We’re into the Wands! I’m excited.
Day Fifteen. October 29th. Ace of Wands.
Definition: The traditional interpretation is creation, enterprise, and the virility behind them. Also, according to Waite, money and inheritance. It’s always about money and heritance isn’t it? If you have money, you can do things in the world. Sasha Graham says wands are about desire. I want to write about desire. I want to write about metaphysical power and how to wield it. But for Pamela, like the pentacles were about the challenges of money, I sense the wands will be about the challenges of desire.
Detail: What is the Elsewhere Tarot presenting?
A figure in a robe, at a table from which waves of power are spreading outward, driving back large, shadowy, menacing creatures with sharp claws and sharp beaks. The figure feels to me like the Magician from Pamela’s deck at his table outside. But Aces are about beginnings. How is this an Ace? It’s light into the darkness. In the beginning there was light. “Then God said, ‘Let there be light,’ and there was light. And God saw that light was good. Then he separated the light from darkness.”
The shadow creatures though, what’s up with the five stars above that they’re connected to by a long tendril? They’re not just a threatening darkness. They’re cosmic in some way. They are a cosmic resistance to the figure’s metaphysical power.

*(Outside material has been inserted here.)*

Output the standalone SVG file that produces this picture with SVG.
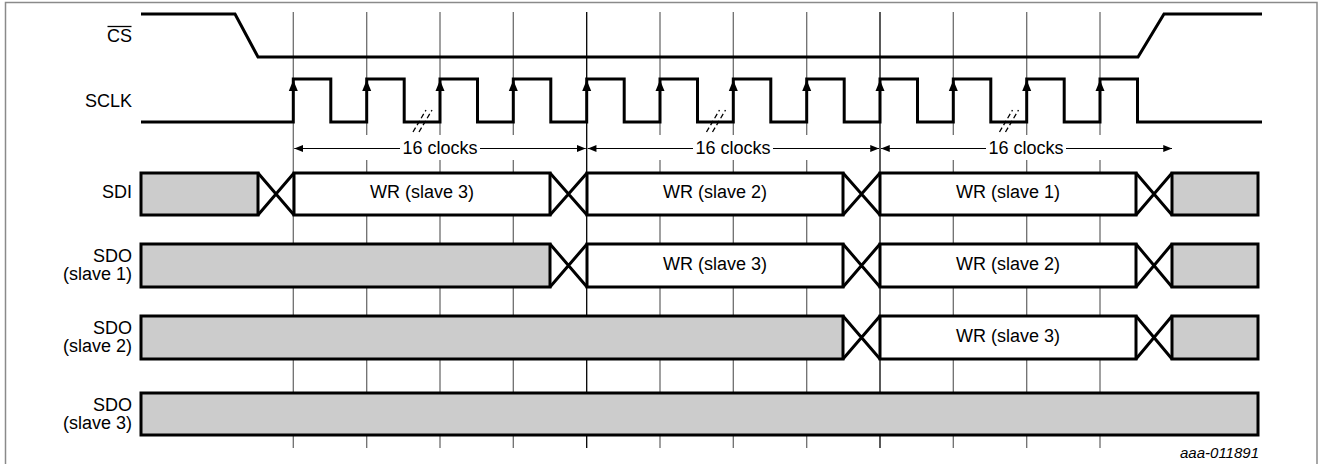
<svg xmlns="http://www.w3.org/2000/svg" xmlns:xlink="http://www.w3.org/1999/xlink" width="1326" height="464" viewBox="0 0 1326 464">
<style>
  text { font-family: "Liberation Sans", Arial, sans-serif; font-size: 18px; fill: #000; }
  .lbl { text-anchor: end; }
  .mid { text-anchor: middle; }
  .id { font-size: 15px; font-style: italic; text-anchor: end; }
  .grid { stroke: #6e6e6e; stroke-width: 1.3; fill: none; }
  .gridb { stroke: #000; stroke-width: 1.3; fill: none; }
  .wave { stroke: #000; stroke-width: 3; fill: none; stroke-linejoin: miter; }
  .gray { fill: #cccccc; stroke: #000; stroke-width: 3; }
  .white { fill: #ffffff; stroke: #000; stroke-width: 3; }
  .x { stroke: #000; stroke-width: 3; fill: none; }
  .dim { stroke: #000; stroke-width: 1.2; fill: none; }
  .brk { stroke: #000; stroke-width: 1.3; stroke-dasharray: 5 3; fill: none; }
</style>
<defs>
  <marker id="ah" viewBox="0 0 10 8" refX="10" refY="4" markerWidth="9" markerHeight="7" markerUnits="userSpaceOnUse" orient="auto-start-reverse">
    <path d="M0,0 L10,4 L0,8 z" fill="#000"/>
  </marker>
  <path id="up" d="M0,80 L-4.5,91 L4.5,91 z" fill="#000"/>
</defs>

<rect x="5.5" y="2.5" width="1311.5" height="470" fill="#ffffff" stroke="#8a8a8a" stroke-width="1.5"/>

<g id="grid">
  <line class="grid" x1="293.3" y1="12" x2="293.3" y2="448"/>
  <line class="gridb" x1="586.7" y1="12" x2="586.7" y2="448"/>
  <line class="gridb" x1="880" y1="12" x2="880" y2="448"/>
  <path class="grid" d="M366.7,12 V135 M366.7,160 V448 M440,12 V135 M440,160 V448 M513.3,12 V135 M513.3,160 V448 M660,12 V135 M660,160 V448 M733.3,12 V135 M733.3,160 V448 M806.7,12 V135 M806.7,160 V448 M953.3,12 V135 M953.3,160 V448 M1026.7,12 V135 M1026.7,160 V448 M1100,12 V135 M1100,160 V448"/>
</g>

<g id="labels">
  <text class="lbl" x="132" y="41.5">CS</text>
  <line x1="107.5" y1="26.5" x2="131.5" y2="26.5" stroke="#000" stroke-width="1.3"/>
  <text class="lbl" x="132" y="107">SCLK</text>
  <text class="lbl" x="132" y="198">SDI</text>
  <text class="lbl" x="132" y="262">SDO</text>
  <text class="lbl" x="132" y="280">(slave 1)</text>
  <text class="lbl" x="132" y="334">SDO</text>
  <text class="lbl" x="132" y="352">(slave 2)</text>
  <text class="lbl" x="132" y="411">SDO</text>
  <text class="lbl" x="132" y="429">(slave 3)</text>
</g>

<g id="cs">
  <path class="wave" d="M141,14 H235 L258,57 H1138 L1164,14 H1262"/>
</g>

<g id="sclk">
  <path class="wave" d="M141,122 H293.3 V79 H330.8 V122 H366.7 V79 H404.2 V122 H440 V79 H477.5 V122 H513.3 V79 H550.8 V122 H586.7 V79 H624.2 V122 H660 V79 H697.5 V122 H733.3 V79 H770.8 V122 H806.7 V79 H844.2 V122 H880 V79 H917.5 V122 H953.3 V79 H990.8 V122 H1026.7 V79 H1064.2 V122 H1100 V79 H1137.5 V122 H1262"/>
  <use xlink:href="#up" href="#up" x="293.3"/>
  <use xlink:href="#up" href="#up" x="366.7"/>
  <use xlink:href="#up" href="#up" x="440"/>
  <use xlink:href="#up" href="#up" x="513.3"/>
  <use xlink:href="#up" href="#up" x="586.7"/>
  <use xlink:href="#up" href="#up" x="660"/>
  <use xlink:href="#up" href="#up" x="733.3"/>
  <use xlink:href="#up" href="#up" x="806.7"/>
  <use xlink:href="#up" href="#up" x="880"/>
  <use xlink:href="#up" href="#up" x="953.3"/>
  <use xlink:href="#up" href="#up" x="1026.7"/>
  <use xlink:href="#up" href="#up" x="1100"/>
  <path class="brk" d="M413,132 L426,110 M419,132 L432,110"/>
  <path class="brk" d="M706.5,132 L719.5,110 M712.5,132 L725.5,110"/>
  <path class="brk" d="M999.5,132 L1012.5,110 M1005.5,132 L1018.5,110"/>
</g>

<g id="connectors">
  <line class="dim" x1="400" y1="148.5" x2="294.3" y2="148.5" marker-end="url(#ah)"/>
  <line class="dim" x1="480" y1="148.5" x2="585.7" y2="148.5" marker-end="url(#ah)"/>
  <line class="dim" x1="693" y1="148.5" x2="587.7" y2="148.5" marker-end="url(#ah)"/>
  <line class="dim" x1="773" y1="148.5" x2="879" y2="148.5" marker-end="url(#ah)"/>
  <line class="dim" x1="986" y1="148.5" x2="881" y2="148.5" marker-end="url(#ah)"/>
  <line class="dim" x1="1066" y1="148.5" x2="1172" y2="148.5" marker-end="url(#ah)"/>
</g>

<g id="clock-labels">
  <text class="mid" x="440" y="154">16 clocks</text>
  <text class="mid" x="733" y="154">16 clocks</text>
  <text class="mid" x="1026" y="154">16 clocks</text>
</g>

<g id="sdi">
  <rect class="gray" x="141" y="173" width="117" height="42"/>
  <path class="x" d="M258,173 L294,215 M258,215 L294,173"/>
  <rect class="white" x="294" y="173" width="256" height="42"/>
  <path class="x" d="M550,173 L587,215 M550,215 L587,173"/>
  <rect class="white" x="587" y="173" width="256" height="42"/>
  <path class="x" d="M843,173 L880,215 M843,215 L880,173"/>
  <rect class="white" x="880" y="173" width="256" height="42"/>
  <path class="x" d="M1136,173 L1172,215 M1136,215 L1172,173"/>
  <rect class="gray" x="1172" y="173" width="86" height="42"/>
  <text class="mid" x="422" y="198">WR (slave 3)</text>
  <text class="mid" x="715" y="198">WR (slave 2)</text>
  <text class="mid" x="1008" y="198">WR (slave 1)</text>
</g>

<g id="sdo1">
  <rect class="gray" x="141" y="244" width="409" height="43"/>
  <path class="x" d="M550,244 L587,287 M550,287 L587,244"/>
  <rect class="white" x="587" y="244" width="256" height="43"/>
  <path class="x" d="M843,244 L880,287 M843,287 L880,244"/>
  <rect class="white" x="880" y="244" width="256" height="43"/>
  <path class="x" d="M1136,244 L1172,287 M1136,287 L1172,244"/>
  <rect class="gray" x="1172" y="244" width="86" height="43"/>
  <text class="mid" x="715" y="270">WR (slave 3)</text>
  <text class="mid" x="1008" y="270">WR (slave 2)</text>
</g>

<g id="sdo2">
  <rect class="gray" x="141" y="316" width="702" height="43"/>
  <path class="x" d="M843,316 L880,359 M843,359 L880,316"/>
  <rect class="white" x="880" y="316" width="256" height="43"/>
  <path class="x" d="M1136,316 L1172,359 M1136,359 L1172,316"/>
  <rect class="gray" x="1172" y="316" width="86" height="43"/>
  <text class="mid" x="1008" y="342">WR (slave 3)</text>
</g>

<g id="sdo3">
  <rect class="gray" x="141" y="393" width="1117" height="42"/>
</g>

<text class="id" x="1259" y="458">aaa-011891</text>
</svg>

Day: Hmm. How does this relate to me today? A world that’s inherently, metaphysically inimical. That’s bleak. I’ve had a recurring dream in my life, maybe a half dozen times I remember since I was a tween, of being in the house where I grew up and seeing through the picture window that the world is all tinted a sickly orange, like the orange lens effect they use in cop shows to tell you a flashback scene is happening in Mexico, or Miami, and realizing the outer world was actually Hell. Somehow through no action of mine, no particular sin, I was in Hell. Is that what the Elsewhere wands are about? Being in an inherently, cosmically, inimical world and finding a path of metaphysical power against it? It’s not exactly writing about desire, but I’ll take it. It’s not bad.
Discovery: So, Pamela’s Ace of Wands? A glowing hand from a cloud, like the glowing hand on the Ace of Swords, but this time holding a living wand with stems of green leaves on it and green leaves falling from it. And the landscape below is a castle on a far hill above a river, with a purple mountain range on the horizon. The landscape doesn’t seem as telling as the path and gate on the Ace of Pentacles.
Does the wand represent desire? It’s fairly phallic, with a knobbed head. It’s not a thin switch, or slim black-and-white stage magician’s wand. It’s more of a living and natural thing. Metaphysical power is natural. Desire is natural. I can see how this wand represents virility.
And I do get a feeling it has some relation to the landscape. Did it give rise to the hills? Give rise to the castle? Make the river flow? Maybe that’s reading too much into it. But I don’t get a sense that Pamela’s landscape is inimical, so if her wands are about some challenge it’s a different sphere of challenge than what the Elsewhere wands are concerned with.